As for retirement, he had no wish to give into it, to just muddle his way along. He was eager to know where he stood. One day, he saw an interesting ad: The Life Meaning Project, a master’s program that offers adults aged 50 years and over an opportunity to reflect on their past and their future. “I didn’t want a retirement planning course that helps you, for instance, manage your budget,” Mr. Gendron explains. ”I wanted to undertake a real, in-depth reflection. This program appealed to me right away.”
The program is offered jointly by TÉLUQ (Université du Québec Distance Education), Université du Québec à Trois-Rivières and Université du Québec à Rimouski in Montreal, Quebec City, Rimouski and Trois-Rivières. Groups of 15 to 20 students, with the support of professors in sociology and social work, are invited to think about the meaning of their lives and to develop a life project.

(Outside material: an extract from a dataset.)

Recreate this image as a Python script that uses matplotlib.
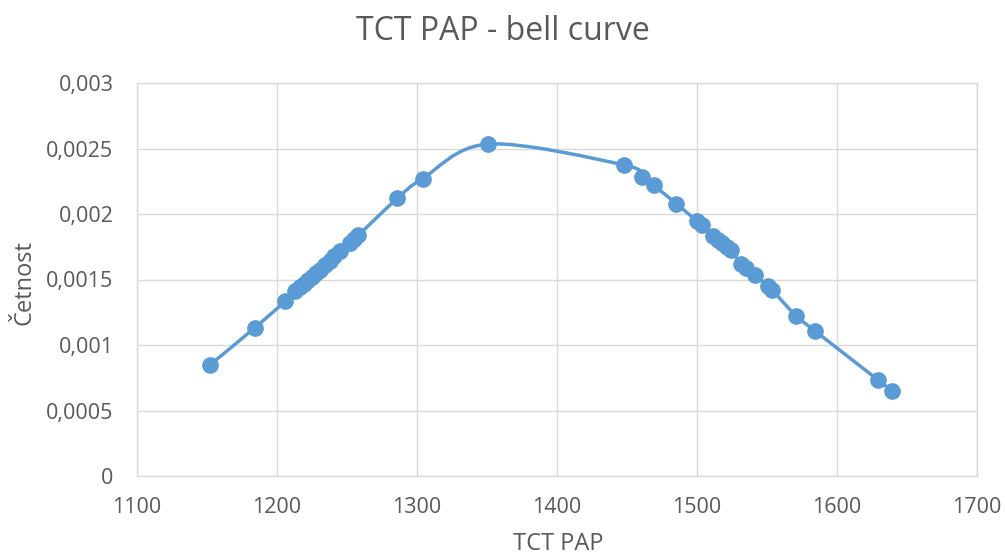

“After a philosophical reflection upon the meaning of life, students write their own life stories, placing their individual experience within the social context of their lives,” explains Jean Gagné, the program director at TÉLUQ. “They can then advance to the stage of bulding a life project. Everything is done in a group, in seminars, where discussions among students play a central role.”
At the end of the program, Mr. Gendron noticed a major change in the way he perceives his life. “I feel very relieved,” he says. “This program plunged me into a philosophical reflection that I still follow today. As for old age, I welcome it now. That doesn’t mean that I am happy to be headed that way, but I’m embracing it by telling myself that there’s an important life experience ahead.”